PROBLEM DETAILS
Pictures stay out. Extract the lines below from the first one through the line with "y(d[0]) - y(d[1]));", both included.
________
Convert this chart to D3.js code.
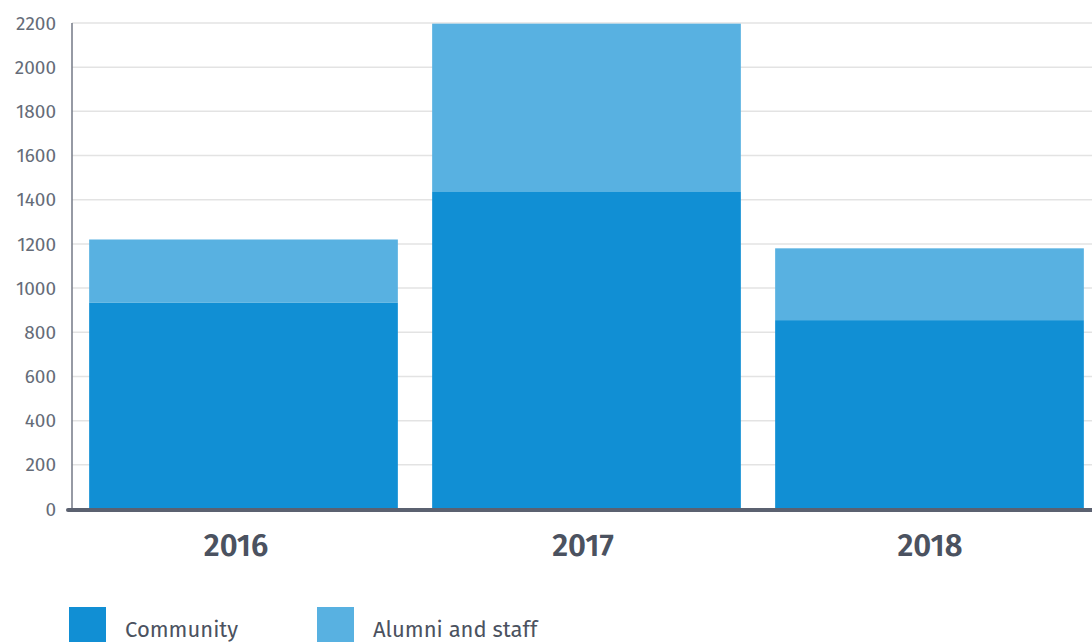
<!DOCTYPE html>
<html>
<head>
<meta charset="utf-8">
<script src="https://cdn.jsdelivr.net/npm/d3@7/dist/d3.min.js"></script>
<style>
html,body{margin:0;padding:0;background:#fff;}
svg{display:block;}
</style>
</head>
<body>
<svg id="chart" width="1092" height="642"></svg>
<script>
const categories = ["2016", "2017", "2018"];
const community = [935, 1435, 855];
const alumniStaff = [285, 762, 325];
const yTicks = [0, 200, 400, 600, 800, 1000, 1200, 1400, 1600, 1800, 2000, 2200];
const seriesNames = ["Community", "Alumni and staff"];
const seriesColors = ["#118fd4", "#58b1e1"];

const svg = d3.select("#chart");
const W = 1092, H = 642;
const plotLeft = 72, plotRight = 1101, plotTop = 23, plotBottom = 509;
const FONT = "'Fira Sans', Lato, 'Open Sans', sans-serif";

const y = d3.scaleLinear().domain([0, 2200]).range([plotBottom, plotTop]);
const x = d3.scaleBand().domain(categories).range([plotLeft, plotRight]).paddingInner(0.1).paddingOuter(0.05);
const xLab = d3.scaleBand().domain(categories).range([62.5, 1103.5]);

// gridlines
svg.append("g").selectAll("line").data(yTicks.filter(d => d > 0)).join("line")
  .attr("x1", plotLeft).attr("x2", W)
  .attr("y1", d => y(d)).attr("y2", d => y(d))
  .attr("stroke", "#e3e3e3").attr("stroke-width", 1.5);

// stacked data
const rows = categories.map((c, i) => ({cat: c, community: community[i], alumni: alumniStaff[i]}));
const stack = d3.stack().keys(["community", "alumni"]);
const stacked = stack(rows);

svg.append("g").selectAll("g").data(stacked).join("g")
  .attr("fill", (d, i) => seriesColors[i])
  .selectAll("rect").data(d => d).join("rect")
  .attr("x", d => x(d.data.cat))
  .attr("width", x.bandwidth())
  .attr("y", d => y(d[1]))
  .attr("height", d => y(d[0]) - y(d[1]));

// left axis line
svg.append("line").attr("x1", plotLeft).attr("x2", plotLeft)
  .attr("y1", plotTop).attr("y2", plotBottom)
  .attr("stroke", "#737986").attr("stroke-width", 1.5);

// y tick labels via axis
const yAxis = d3.axisLeft(y).tickValues(yTicks).tickSize(0).tickPadding(16).tickFormat(d3.format("d"));
const gy = svg.append("g").attr("transform", `translate(${plotLeft},0)`).call(yAxis);
gy.select(".domain").remove();
gy.selectAll("text").attr("font-family", FONT).attr("font-weight", 400)
  .attr("font-size", 19).attr("fill", "#656c78");

// baseline
svg.append("line").attr("x1", 68).attr("x2", W)
  .attr("y1", plotBottom + 1).attr("y2", plotBottom + 1)
  .attr("stroke", "#5b6170").attr("stroke-width", 4).attr("stroke-linecap", "round");

// x labels
const xAxis = d3.axisBottom(xLab).tickSize(0).tickPadding(0);
const gx = svg.append("g").attr("transform", `translate(0,${plotBottom})`).call(xAxis);
gx.select(".domain").remove();
gx.selectAll("text").attr("dy", null).attr("y", 47)
  .attr("font-family", FONT)
  .attr("font-size", 31).attr("font-weight", 600).attr("fill", "#4b5260");

// legend
const legendX = [69, 317];
const lg = svg.append("g").selectAll("g").data(seriesNames).join("g")
  .attr("transform", (d, i) => `translate(${legendX[i]},607)`);
lg.append("rect").attr("width", 37).attr("height", 40).attr("fill", (d, i) => seriesColors[i]);
lg.append("text").attr("x", 56).attr("y", 30).text(d => d)
  .attr("font-family", FONT).attr("font-weight", 400)
  .attr("font-size", 22).attr("fill", "#4b5260");
</script>
</body>
</html>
________
WRITTEN ANSWER
Convert this chart to D3.js code.
<!DOCTYPE html>
<html>
<head>
<meta charset="utf-8">
<script src="https://cdn.jsdelivr.net/npm/d3@7/dist/d3.min.js"></script>
<style>
html,body{margin:0;padding:0;background:#fff;}
svg{display:block;}
</style>
</head>
<body>
<svg id="chart" width="1092" height="642"></svg>
<script>
const categories = ["2016", "2017", "2018"];
const community = [935, 1435, 855];
const alumniStaff = [285, 762, 325];
const yTicks = [0, 200, 400, 600, 800, 1000, 1200, 1400, 1600, 1800, 2000, 2200];
const seriesNames = ["Community", "Alumni and staff"];
const seriesColors = ["#118fd4", "#58b1e1"];

const svg = d3.select("#chart");
const W = 1092, H = 642;
const plotLeft = 72, plotRight = 1101, plotTop = 23, plotBottom = 509;
const FONT = "'Fira Sans', Lato, 'Open Sans', sans-serif";

const y = d3.scaleLinear().domain([0, 2200]).range([plotBottom, plotTop]);
const x = d3.scaleBand().domain(categories).range([plotLeft, plotRight]).paddingInner(0.1).paddingOuter(0.05);
const xLab = d3.scaleBand().domain(categories).range([62.5, 1103.5]);

// gridlines
svg.append("g").selectAll("line").data(yTicks.filter(d => d > 0)).join("line")
  .attr("x1", plotLeft).attr("x2", W)
  .attr("y1", d => y(d)).attr("y2", d => y(d))
  .attr("stroke", "#e3e3e3").attr("stroke-width", 1.5);

// stacked data
const rows = categories.map((c, i) => ({cat: c, community: community[i], alumni: alumniStaff[i]}));
const stack = d3.stack().keys(["community", "alumni"]);
const stacked = stack(rows);

svg.append("g").selectAll("g").data(stacked).join("g")
  .attr("fill", (d, i) => seriesColors[i])
  .selectAll("rect").data(d => d).join("rect")
  .attr("x", d => x(d.data.cat))
  .attr("width", x.bandwidth())
  .attr("y", d => y(d[1]))
  .attr("height", d => y(d[0]) - y(d[1]));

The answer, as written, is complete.